◆ **Source material**
begin
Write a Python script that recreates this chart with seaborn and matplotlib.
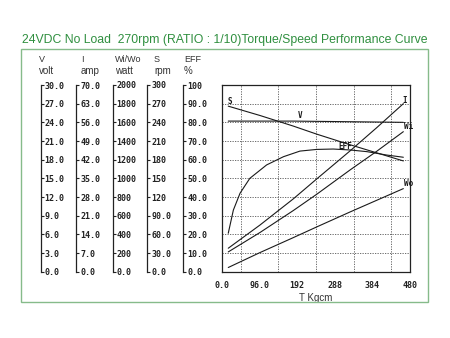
import numpy as np
import pandas as pd
import matplotlib
matplotlib.use("Agg")
import matplotlib.pyplot as plt
from matplotlib.patches import Rectangle
import seaborn as sns

# ---- data -------------------------------------------------------------
torque = [16, 97, 182, 242, 327, 395, 463]          # T (kg-cm)
current = [8.8, 17.5, 27.3, 34.8, 45.3, 54.0, 63.0]  # I (A)
watt_in = [212, 420, 655, 830, 1090, 1290, 1500]    # Wi (W)
watt_out = [45, 205, 365, 480, 640, 765, 890]       # Wo (W)
speed = [266, 251, 234, 221, 204, 191, 178]         # S (rpm)

volt_torque = [16, 182, 327, 463]
voltage = [24.2, 24.2, 24.1, 24.0]                  # V (volt)

eff_torque = [16, 29, 46, 71, 114, 157, 199, 242, 284, 327, 370, 420, 463]
efficiency = [20.6, 33.0, 42.0, 50.0, 57.2, 61.6, 64.6, 65.5, 65.7, 65.2,
              64.3, 62.5, 61.3]                     # EFF (%)

x_ticks = [0, 96, 192, 288, 384, 480]
x_tick_labels = ["0.0", "96.0", "192", "288", "384", "480"]

scale_headers = [("V", "volt"), ("I", "amp"), ("Wi/Wo", "watt"), ("S", "rpm"), ("EFF", "%")]
scale_max = [30, 70, 2000, 300, 100]
scale_labels = [
    ["30.0", "27.0", "24.0", "21.0", "18.0", "15.0", "12.0", "9.0", "6.0", "3.0", "0.0"],
    ["70.0", "63.0", "56.0", "49.0", "42.0", "35.0", "28.0", "21.0", "14.0", "7.0", "0.0"],
    ["2000", "1800", "1600", "1400", "1200", "1000", "800", "600", "400", "200", "0.0"],
    ["300", "270", "240", "210", "180", "150", "120", "90.0", "60.0", "30.0", "0.0"],
    ["100", "90.0", "80.0", "70.0", "60.0", "50.0", "40.0", "30.0", "20.0", "10.0", "0.0"],
]

title = "24VDC No Load  270rpm (RATIO : 1/10)Torque/Speed Performance Curve"

# ---- figure -----------------------------------------------------------
sns.set_style("white")
plt.rcParams["font.family"] = ["DejaVu Sans"]
W, H = 450, 338
fig = plt.figure(figsize=(W / 100, H / 100), dpi=100)

def fx(px):
    return px / W

def fy(py):
    return 1 - py / H

mono = dict(family="DejaVu Sans Mono", weight="bold")
sans = "Liberation Sans"
green = "#2f8f3f"

# outer frame and title
fig.patches.append(Rectangle((fx(21), fy(302)), fx(428) - fx(21), fy(49) - fy(302),
                             transform=fig.transFigure, fill=False,
                             edgecolor="#86bb8a", linewidth=1.0))
fig.text(fx(22), fy(40), title, color=green, fontsize=8.8, family=sans,
         ha="left", va="center")

# plot area
left, right, top, bottom = 222, 410, 85, 271.7
rect = [fx(left), fy(bottom), fx(right) - fx(left), fy(top) - fy(bottom)]
ax = fig.add_axes(rect)
ax.set_xlim(0, 480)
ax.set_ylim(0, 30)
ax.set_xticks(x_ticks)
ax.set_xticklabels(x_tick_labels, fontsize=6, **mono)
ax.set_xticks(np.arange(0, 481, 48), minor=True)
ax.set_yticks(np.arange(0, 31, 3))
ax.tick_params(axis="x", which="both", length=0, pad=7, colors="#222222")
ax.tick_params(axis="y", which="both", length=0, labelleft=False)
ax.grid(True, which="minor", axis="x", color="#555555", linestyle=(0, (1.5, 1.5)), linewidth=0.6)
ax.grid(True, which="major", axis="y", color="#555555", linestyle=(0, (1.5, 1.5)), linewidth=0.6)
ax.grid(False, which="major", axis="x")
for s in ax.spines.values():
    s.set_color("#222222")
    s.set_linewidth(0.9)
ax.set_xlabel("T Kgcm", fontsize=7, family=sans, labelpad=2, color="#333333")

def overlay(ymax):
    a = fig.add_axes(rect, sharex=ax)
    a.set_ylim(0, ymax)
    a.patch.set_alpha(0)
    a.axis("off")
    return a

line_kw = dict(color="#1a1a1a", linewidth=0.8)

ax_v = overlay(30)
sns.lineplot(data=pd.DataFrame({"T": volt_torque, "V": voltage}), x="T", y="V", ax=ax_v, **line_kw)
ax_i = overlay(70)
sns.lineplot(data=pd.DataFrame({"T": torque, "I": current}), x="T", y="I", ax=ax_i, **line_kw)
ax_w = overlay(2000)
sns.lineplot(data=pd.DataFrame({"T": torque, "Wi": watt_in}), x="T", y="Wi", ax=ax_w, **line_kw)
sns.lineplot(data=pd.DataFrame({"T": torque, "Wo": watt_out}), x="T", y="Wo", ax=ax_w, **line_kw)
ax_s = overlay(300)
sns.lineplot(data=pd.DataFrame({"T": torque, "S": speed}), x="T", y="S", ax=ax_s, **line_kw)
ax_e = overlay(100)
sns.lineplot(data=pd.DataFrame({"T": eff_torque, "EFF": efficiency}), x="T", y="EFF", ax=ax_e, **line_kw)
ax.set_xlim(0, 480)

lab = dict(fontsize=5.5, color="#1a1a1a", ha="center", va="center", **mono)
ax_s.text(19, 273, "S", **lab)
ax_v.text(199, 25.1, "V", **lab)
ax_i.text(467, 64.1, "I", **lab)
ax_w.text(477, 1553, "Wi", **lab)
ax_w.text(477, 950, "Wo", **lab)
ax_e.text(314, 67.3, "EFF", **lab)

# scale columns at the left
col_line_x = [40.5, 76, 112.5, 147, 183]
col_head_x = [39, 81, 115, 154, 184]
for lx, hx, (name, unit), ymax, labels in zip(col_line_x, col_head_x, scale_headers,
                                              scale_max, scale_labels):
    ca = fig.add_axes([fx(lx), fy(bottom), 0.0001, fy(top) - fy(bottom)])
    ca.set_ylim(0, ymax)
    ca.set_xticks([])
    ca.set_yticks(np.linspace(ymax, 0, 11))
    ca.set_yticklabels(labels, fontsize=6, color="#222222", **mono)
    ca.tick_params(axis="y", left=False, right=True, labelleft=False, labelright=True,
                   direction="out", length=2.5, width=0.8, pad=0.5, colors="#222222")
    for k in ("top", "bottom", "right"):
        ca.spines[k].set_visible(False)
    ca.spines["left"].set_color("#222222")
    ca.spines["left"].set_linewidth(0.9)
    ca.patch.set_alpha(0)
    fig.text(fx(hx), fy(60), name, fontsize=6.5, family=sans, color="#333333", ha="left", va="center")
    fig.text(fx(hx), fy(70.5), unit, fontsize=7, family=sans, color="#333333", ha="left", va="center")

fig.savefig("out.png", dpi=100)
end
◆ **Requirement**
Quote the material exactly. Pictures stay out.

◆ **Correct result**
Write a Python script that recreates this chart with seaborn and matplotlib.
import numpy as np
import pandas as pd
import matplotlib
matplotlib.use("Agg")
import matplotlib.pyplot as plt
from matplotlib.patches import Rectangle
import seaborn as sns

# ---- data -------------------------------------------------------------
torque = [16, 97, 182, 242, 327, 395, 463]          # T (kg-cm)
current = [8.8, 17.5, 27.3, 34.8, 45.3, 54.0, 63.0]  # I (A)
watt_in = [212, 420, 655, 830, 1090, 1290, 1500]    # Wi (W)
watt_out = [45, 205, 365, 480, 640, 765, 890]       # Wo (W)
speed = [266, 251, 234, 221, 204, 191, 178]         # S (rpm)

volt_torque = [16, 182, 327, 463]
voltage = [24.2, 24.2, 24.1, 24.0]                  # V (volt)

eff_torque = [16, 29, 46, 71, 114, 157, 199, 242, 284, 327, 370, 420, 463]
efficiency = [20.6, 33.0, 42.0, 50.0, 57.2, 61.6, 64.6, 65.5, 65.7, 65.2,
              64.3, 62.5, 61.3]                     # EFF (%)

x_ticks = [0, 96, 192, 288, 384, 480]
x_tick_labels = ["0.0", "96.0", "192", "288", "384", "480"]

scale_headers = [("V", "volt"), ("I", "amp"), ("Wi/Wo", "watt"), ("S", "rpm"), ("EFF", "%")]
scale_max = [30, 70, 2000, 300, 100]
scale_labels = [
    ["30.0", "27.0", "24.0", "21.0", "18.0", "15.0", "12.0", "9.0", "6.0", "3.0", "0.0"],
    ["70.0", "63.0", "56.0", "49.0", "42.0", "35.0", "28.0", "21.0", "14.0", "7.0", "0.0"],
    ["2000", "1800", "1600", "1400", "1200", "1000", "800", "600", "400", "200", "0.0"],
    ["300", "270", "240", "210", "180", "150", "120", "90.0", "60.0", "30.0", "0.0"],
    ["100", "90.0", "80.0", "70.0", "60.0", "50.0", "40.0", "30.0", "20.0", "10.0", "0.0"],
]

title = "24VDC No Load  270rpm (RATIO : 1/10)Torque/Speed Performance Curve"

# ---- figure -----------------------------------------------------------
sns.set_style("white")
plt.rcParams["font.family"] = ["DejaVu Sans"]
W, H = 450, 338
fig = plt.figure(figsize=(W / 100, H / 100), dpi=100)

def fx(px):
    return px / W

def fy(py):
    return 1 - py / H

mono = dict(family="DejaVu Sans Mono", weight="bold")
sans = "Liberation Sans"
green = "#2f8f3f"

# outer frame and title
fig.patches.append(Rectangle((fx(21), fy(302)), fx(428) - fx(21), fy(49) - fy(302),
                             transform=fig.transFigure, fill=False,
                             edgecolor="#86bb8a", linewidth=1.0))
fig.text(fx(22), fy(40), title, color=green, fontsize=8.8, family=sans,
         ha="left", va="center")

# plot area
left, right, top, bottom = 222, 410, 85, 271.7
rect = [fx(left), fy(bottom), fx(right) - fx(left), fy(top) - fy(bottom)]
ax = fig.add_axes(rect)
ax.set_xlim(0, 480)
ax.set_ylim(0, 30)
ax.set_xticks(x_ticks)
ax.set_xticklabels(x_tick_labels, fontsize=6, **mono)
ax.set_xticks(np.arange(0, 481, 48), minor=True)
ax.set_yticks(np.arange(0, 31, 3))
ax.tick_params(axis="x", which="both", length=0, pad=7, colors="#222222")
ax.tick_params(axis="y", which="both", length=0, labelleft=False)
ax.grid(True, which="minor", axis="x", color="#555555", linestyle=(0, (1.5, 1.5)), linewidth=0.6)
ax.grid(True, which="major", axis="y", color="#555555", linestyle=(0, (1.5, 1.5)), linewidth=0.6)
ax.grid(False, which="major", axis="x")
for s in ax.spines.values():
    s.set_color("#222222")
    s.set_linewidth(0.9)
ax.set_xlabel("T Kgcm", fontsize=7, family=sans, labelpad=2, color="#333333")

def overlay(ymax):
    a = fig.add_axes(rect, sharex=ax)
    a.set_ylim(0, ymax)
    a.patch.set_alpha(0)
    a.axis("off")
    return a

line_kw = dict(color="#1a1a1a", linewidth=0.8)

ax_v = overlay(30)
sns.lineplot(data=pd.DataFrame({"T": volt_torque, "V": voltage}), x="T", y="V", ax=ax_v, **line_kw)
ax_i = overlay(70)
sns.lineplot(data=pd.DataFrame({"T": torque, "I": current}), x="T", y="I", ax=ax_i, **line_kw)
ax_w = overlay(2000)
sns.lineplot(data=pd.DataFrame({"T": torque, "Wi": watt_in}), x="T", y="Wi", ax=ax_w, **line_kw)
sns.lineplot(data=pd.DataFrame({"T": torque, "Wo": watt_out}), x="T", y="Wo", ax=ax_w, **line_kw)
ax_s = overlay(300)
sns.lineplot(data=pd.DataFrame({"T": torque, "S": speed}), x="T", y="S", ax=ax_s, **line_kw)
ax_e = overlay(100)
sns.lineplot(data=pd.DataFrame({"T": eff_torque, "EFF": efficiency}), x="T", y="EFF", ax=ax_e, **line_kw)
ax.set_xlim(0, 480)

lab = dict(fontsize=5.5, color="#1a1a1a", ha="center", va="center", **mono)
ax_s.text(19, 273, "S", **lab)
ax_v.text(199, 25.1, "V", **lab)
ax_i.text(467, 64.1, "I", **lab)
ax_w.text(477, 1553, "Wi", **lab)
ax_w.text(477, 950, "Wo", **lab)
ax_e.text(314, 67.3, "EFF", **lab)

# scale columns at the left
col_line_x = [40.5, 76, 112.5, 147, 183]
col_head_x = [39, 81, 115, 154, 184]
for lx, hx, (name, unit), ymax, labels in zip(col_line_x, col_head_x, scale_headers,
                                              scale_max, scale_labels):
    ca = fig.add_axes([fx(lx), fy(bottom), 0.0001, fy(top) - fy(bottom)])
    ca.set_ylim(0, ymax)
    ca.set_xticks([])
    ca.set_yticks(np.linspace(ymax, 0, 11))
    ca.set_yticklabels(labels, fontsize=6, color="#222222", **mono)
    ca.tick_params(axis="y", left=False, right=True, labelleft=False, labelright=True,
                   direction="out", length=2.5, width=0.8, pad=0.5, colors="#222222")
    for k in ("top", "bottom", "right"):
        ca.spines[k].set_visible(False)
    ca.spines["left"].set_color("#222222")
    ca.spines["left"].set_linewidth(0.9)
    ca.patch.set_alpha(0)
    fig.text(fx(hx), fy(60), name, fontsize=6.5, family=sans, color="#333333", ha="left", va="center")
    fig.text(fx(hx), fy(70.5), unit, fontsize=7, family=sans, color="#333333", ha="left", va="center")

fig.savefig("out.png", dpi=100)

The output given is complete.